Note each line that includes the word "matplotlib". Copy those lines.
┌──
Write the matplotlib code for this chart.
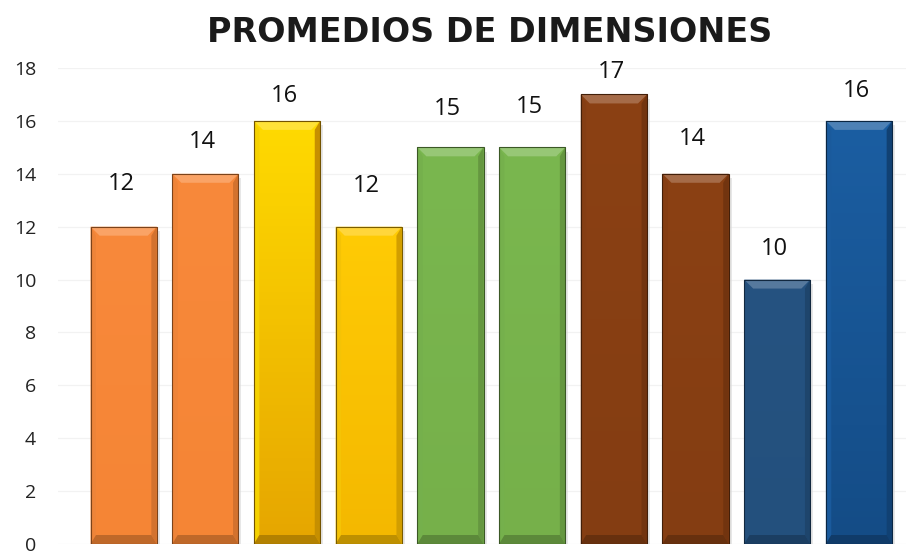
import matplotlib
matplotlib.use("Agg")
import matplotlib.pyplot as plt
import numpy as np
from matplotlib.colors import to_rgb
from matplotlib.patches import Polygon

# ---- data ----
categories = ["D1", "D2", "D3", "D4", "D5", "D6", "D7", "D8", "D9", "D10"]
values = [12, 14, 16, 12, 15, 15, 17, 14, 10, 16]
bar_top_colors = ["#F8893B", "#F8893B", "#FFDA00", "#FFCB05", "#7AB74F",
                  "#7AB74F", "#8B4114", "#8B4114", "#265381", "#1B5EA2"]
bar_bottom_colors = ["#F58535", "#F58535", "#E6A600", "#F4B800", "#76B04A",
                     "#76B04A", "#843D12", "#843D12", "#23507D", "#144C86"]
yticks = [0, 2, 4, 6, 8, 10, 12, 14, 16, 18]
title = "PROMEDIOS DE DIMENSIONES"

# per-label vertical gap (pixels) – style only
label_gap_px = [43, 32, 25, 41, 38, 40, 22, 35, 31, 30]

plt.rcParams['font.family'] = ['Open Sans', 'DejaVu Sans']

fig = plt.figure(figsize=(9.11, 5.52), dpi=100)
ax = fig.add_axes([0.064, 0.0145, 0.93, 0.8623])
ax.set_xlim(-0.80, 9.57)
ax.set_ylim(0, 18)
ax.set_yticks(yticks)
ax.set_yticklabels([str(t) for t in yticks], fontsize=14, color="#222222")
ax.tick_params(axis='y', length=0, pad=16)
ax.set_xticks([])
for s in ax.spines.values():
    s.set_visible(False)
ax.yaxis.grid(True, color="#F2F2F2", linewidth=0.9)
ax.set_axisbelow(True)

width = 0.81
x = np.arange(len(values))


def shade(c, f):
    r, g, b = to_rgb(c)
    if f >= 0:
        return (r + (1 - r) * f, g + (1 - g) * f, b + (1 - b) * f)
    return (r * (1 + f), g * (1 + f), b * (1 + f))


bars = ax.bar(x, values, width=width, color=bar_top_colors,
              edgecolor='none', linewidth=0, zorder=3)

# bevel sizes in data units
ppx = 81.67  # pixels per x unit
ppy = 26.45  # pixels per y unit
bx = 9 / ppx
by = 9 / ppy
sx = 3 / ppx

for i, b in enumerate(bars):
    c = bar_top_colors[i]
    cb = bar_bottom_colors[i]
    x0 = b.get_x()
    x1 = x0 + b.get_width()
    h = b.get_height()
    ax.add_patch(Polygon([[x1, 0], [x1, h - by * 0.5], [x1 + sx, h - by * 0.5], [x1 + sx, 0]],
                         closed=True, facecolor="#D8D8D8", edgecolor='none', zorder=2.9, alpha=0.6))
    top_c = np.array(to_rgb(c))
    bot_c = np.array(to_rgb(cb))
    n = 64
    grad = np.linspace(0, 1, n)[:, None, None]
    img = top_c[None, None, :] * (1 - grad) + bot_c[None, None, :] * grad
    im = ax.imshow(img, extent=[x0, x1, 0, h], origin='upper', aspect='auto', zorder=3.1)
    im.set_clip_path(b)
    top = Polygon([[x0, h], [x1, h], [x1 - bx, h - by], [x0 + bx, h - by]],
                  closed=True, facecolor=shade(c, 0.22), edgecolor='none', zorder=3.2)
    left = Polygon([[x0, 0], [x0, h], [x0 + bx * 0.6, h - by], [x0 + bx * 0.6, by]],
                   closed=True, facecolor=shade(c, -0.04), edgecolor='none', zorder=3.2)
    right = Polygon([[x1, 0], [x1, h], [x1 - bx * 0.6, h - by], [x1 - bx * 0.6, by]],
                    closed=True, facecolor=shade(cb, -0.14), edgecolor='none', zorder=3.2)
    bottom = Polygon([[x0, 0], [x1, 0], [x1 - bx * 0.6, by], [x0 + bx * 0.6, by]],
                     closed=True, facecolor=shade(cb, -0.22), edgecolor='none', zorder=3.2)
    for p in (top, left, right, bottom):
        ax.add_patch(p)
    outline = Polygon([[x0, 0], [x0, h], [x1, h], [x1, 0]], closed=True, fill=False,
                      edgecolor=shade(cb, -0.5), linewidth=0.8, zorder=3.3)
    ax.add_patch(outline)
    ax.annotate(str(values[i]), xy=(x[i], h), xytext=(-2, label_gap_px[i] * 0.72),
                textcoords='offset points', ha='center', va='center',
                fontsize=17, color="#111111", zorder=4)

fig.text(0.537, 0.942, title, ha='center', va='center', fontsize=24,
         fontweight='bold', color="#1a1a1a", family=['DejaVu Sans'])

fig.savefig("out.png", dpi=100)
└──
### ANSWER TO THE PROBLEM
Write the matplotlib code for this chart.
import matplotlib
matplotlib.use("Agg")
import matplotlib.pyplot as plt
from matplotlib.colors import to_rgb
from matplotlib.patches import Polygon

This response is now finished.